_Exercise details_
Restate word for word the lines of the data below, from the first through the one that has "const sepY = [285,388,505];".

_Information supplied_

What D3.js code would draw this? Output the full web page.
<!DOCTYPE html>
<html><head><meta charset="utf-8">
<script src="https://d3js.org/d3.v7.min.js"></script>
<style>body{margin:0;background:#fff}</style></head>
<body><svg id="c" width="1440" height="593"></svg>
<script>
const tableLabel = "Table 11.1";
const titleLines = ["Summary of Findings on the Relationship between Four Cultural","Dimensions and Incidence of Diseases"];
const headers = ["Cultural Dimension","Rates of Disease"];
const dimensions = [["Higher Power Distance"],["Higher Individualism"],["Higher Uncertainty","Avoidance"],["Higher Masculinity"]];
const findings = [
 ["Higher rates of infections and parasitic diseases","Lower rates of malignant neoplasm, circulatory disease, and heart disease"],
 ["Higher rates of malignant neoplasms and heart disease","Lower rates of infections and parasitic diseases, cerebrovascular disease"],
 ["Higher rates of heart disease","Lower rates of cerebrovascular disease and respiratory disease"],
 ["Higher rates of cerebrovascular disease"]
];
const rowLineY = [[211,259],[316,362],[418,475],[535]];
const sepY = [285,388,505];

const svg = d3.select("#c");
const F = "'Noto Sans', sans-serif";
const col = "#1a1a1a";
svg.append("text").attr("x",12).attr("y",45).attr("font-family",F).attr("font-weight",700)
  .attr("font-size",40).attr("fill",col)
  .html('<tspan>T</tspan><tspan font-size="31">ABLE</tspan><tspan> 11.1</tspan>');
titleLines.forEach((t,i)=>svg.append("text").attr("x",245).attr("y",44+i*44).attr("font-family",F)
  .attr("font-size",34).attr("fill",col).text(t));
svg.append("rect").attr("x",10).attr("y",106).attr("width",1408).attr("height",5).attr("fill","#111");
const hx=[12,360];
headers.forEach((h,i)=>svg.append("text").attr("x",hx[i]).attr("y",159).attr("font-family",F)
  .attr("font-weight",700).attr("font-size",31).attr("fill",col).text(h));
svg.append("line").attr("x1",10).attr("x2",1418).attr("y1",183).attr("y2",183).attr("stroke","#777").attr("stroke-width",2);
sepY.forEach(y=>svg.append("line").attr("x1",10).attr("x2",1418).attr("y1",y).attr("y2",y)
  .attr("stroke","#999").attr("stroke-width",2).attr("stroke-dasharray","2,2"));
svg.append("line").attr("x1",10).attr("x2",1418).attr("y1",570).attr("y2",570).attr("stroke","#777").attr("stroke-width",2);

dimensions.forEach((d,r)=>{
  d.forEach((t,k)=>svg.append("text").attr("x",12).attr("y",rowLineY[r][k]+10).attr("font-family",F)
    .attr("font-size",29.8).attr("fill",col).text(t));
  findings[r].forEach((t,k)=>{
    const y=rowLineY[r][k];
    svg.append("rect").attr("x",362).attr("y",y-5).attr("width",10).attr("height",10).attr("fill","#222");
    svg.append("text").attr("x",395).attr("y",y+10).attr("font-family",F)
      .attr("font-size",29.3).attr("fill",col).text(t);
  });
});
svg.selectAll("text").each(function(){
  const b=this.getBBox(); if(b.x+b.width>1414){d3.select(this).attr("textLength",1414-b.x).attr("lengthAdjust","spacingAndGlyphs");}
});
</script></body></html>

_Exercise answer_
What D3.js code would draw this? Output the full web page.
<!DOCTYPE html>
<html><head><meta charset="utf-8">
<script src="https://d3js.org/d3.v7.min.js"></script>
<style>body{margin:0;background:#fff}</style></head>
<body><svg id="c" width="1440" height="593"></svg>
<script>
const tableLabel = "Table 11.1";
const titleLines = ["Summary of Findings on the Relationship between Four Cultural","Dimensions and Incidence of Diseases"];
const headers = ["Cultural Dimension","Rates of Disease"];
const dimensions = [["Higher Power Distance"],["Higher Individualism"],["Higher Uncertainty","Avoidance"],["Higher Masculinity"]];
const findings = [
 ["Higher rates of infections and parasitic diseases","Lower rates of malignant neoplasm, circulatory disease, and heart disease"],
 ["Higher rates of malignant neoplasms and heart disease","Lower rates of infections and parasitic diseases, cerebrovascular disease"],
 ["Higher rates of heart disease","Lower rates of cerebrovascular disease and respiratory disease"],
 ["Higher rates of cerebrovascular disease"]
];
const rowLineY = [[211,259],[316,362],[418,475],[535]];
const sepY = [285,388,505];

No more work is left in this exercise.